Macromolecules at Interfaces

University dissertation from Uppsala : Acta Universitatis Upsaliensis

Abstract: In this thesis, the structure and stability of globular proteins adsorbed onto nanometer-sized hydrophilic silica particles were investigated using differential scanning calorimetry (DSC), hydrogen/deuterium exchange (HDX), and mass spectrometry (MS). The adsorption process itself was characterized with fluorescence and absorption spectroscopy and surface plasmon resonance (SPR). The combination of these methods offered a unique insight into adsorption-induced changes within proteins related to their adsorption characteristics. DSC contributed with thermodynamic information on the overall structural stability within the protein population. HDX in combination with MS contributed information on the structure and stability of adsorbed proteins with focus on changes within the secondary structure elements. In order to increase the structural resolution in this part of the investigation, proteolysis was performed prior to the MS analyzing step.

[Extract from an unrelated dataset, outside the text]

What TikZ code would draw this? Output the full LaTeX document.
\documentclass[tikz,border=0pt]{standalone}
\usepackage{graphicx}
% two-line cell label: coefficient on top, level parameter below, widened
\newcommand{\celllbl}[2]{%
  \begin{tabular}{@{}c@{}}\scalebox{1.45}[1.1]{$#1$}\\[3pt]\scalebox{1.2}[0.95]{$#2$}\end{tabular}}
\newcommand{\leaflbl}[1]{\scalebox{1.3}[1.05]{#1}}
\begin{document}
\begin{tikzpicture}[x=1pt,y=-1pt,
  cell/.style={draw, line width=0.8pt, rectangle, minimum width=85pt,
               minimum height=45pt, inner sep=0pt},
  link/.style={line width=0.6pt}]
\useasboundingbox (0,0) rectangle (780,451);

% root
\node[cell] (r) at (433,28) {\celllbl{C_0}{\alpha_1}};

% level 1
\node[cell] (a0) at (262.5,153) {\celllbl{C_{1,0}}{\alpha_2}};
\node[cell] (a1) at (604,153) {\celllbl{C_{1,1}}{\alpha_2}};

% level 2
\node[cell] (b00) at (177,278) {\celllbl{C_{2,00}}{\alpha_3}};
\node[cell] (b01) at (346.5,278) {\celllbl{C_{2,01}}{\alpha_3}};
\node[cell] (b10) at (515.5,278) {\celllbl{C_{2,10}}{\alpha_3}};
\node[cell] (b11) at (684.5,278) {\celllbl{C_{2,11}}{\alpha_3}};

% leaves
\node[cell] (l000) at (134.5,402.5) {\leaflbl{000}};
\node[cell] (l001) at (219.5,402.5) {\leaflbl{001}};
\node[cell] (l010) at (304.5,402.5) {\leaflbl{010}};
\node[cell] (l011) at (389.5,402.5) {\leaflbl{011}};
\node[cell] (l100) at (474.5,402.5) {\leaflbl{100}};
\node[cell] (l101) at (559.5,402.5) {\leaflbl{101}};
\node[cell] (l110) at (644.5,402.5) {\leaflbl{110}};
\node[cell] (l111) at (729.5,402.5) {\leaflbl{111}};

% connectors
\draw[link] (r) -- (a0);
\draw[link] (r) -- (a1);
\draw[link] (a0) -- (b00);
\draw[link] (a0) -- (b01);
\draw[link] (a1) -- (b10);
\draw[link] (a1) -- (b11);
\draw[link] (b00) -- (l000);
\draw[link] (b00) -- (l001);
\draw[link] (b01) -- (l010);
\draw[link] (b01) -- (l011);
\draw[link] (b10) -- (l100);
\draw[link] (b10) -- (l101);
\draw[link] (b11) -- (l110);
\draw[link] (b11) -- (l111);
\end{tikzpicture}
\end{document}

Knowledge on the protein adsorption process was utilized in a practical approach called ligand fishing. In this approach, SPR was used to monitor the chip-based affinity purification of a protein with MS used for protein identification.Adsorption isotherms revealed that electrostatic interactions play an important role in the adsorption of proteins to hydrophilic surfaces. DSC investigation revealed that the thermal stability of proteins reduces with increasing electrostatic attraction between the protein and the surface and that this effect diminishes at higher surface coverage. The mass-increase due to exchange between protein hydrogen atoms and deuterium atoms in solution was investigated as a function of time. This gave insight into adsorption-induced changes in the structural stability of proteins. By combining DSC and HDX-MS, it was possible to differentiate between adsorption-induced changes in the secondary and tertiary structure. Additionally, if limited proteolysis was performed, the investigations gave insight into the orientation and protein segment specific changes in the stability of proteins adsorbed to silica surfaces. The adsorption of proteins to silica particles also provided the basis for a new experimental design that allows handling of minute amounts of proteins in a ligand fishing application, as used in the field of functional proteomics.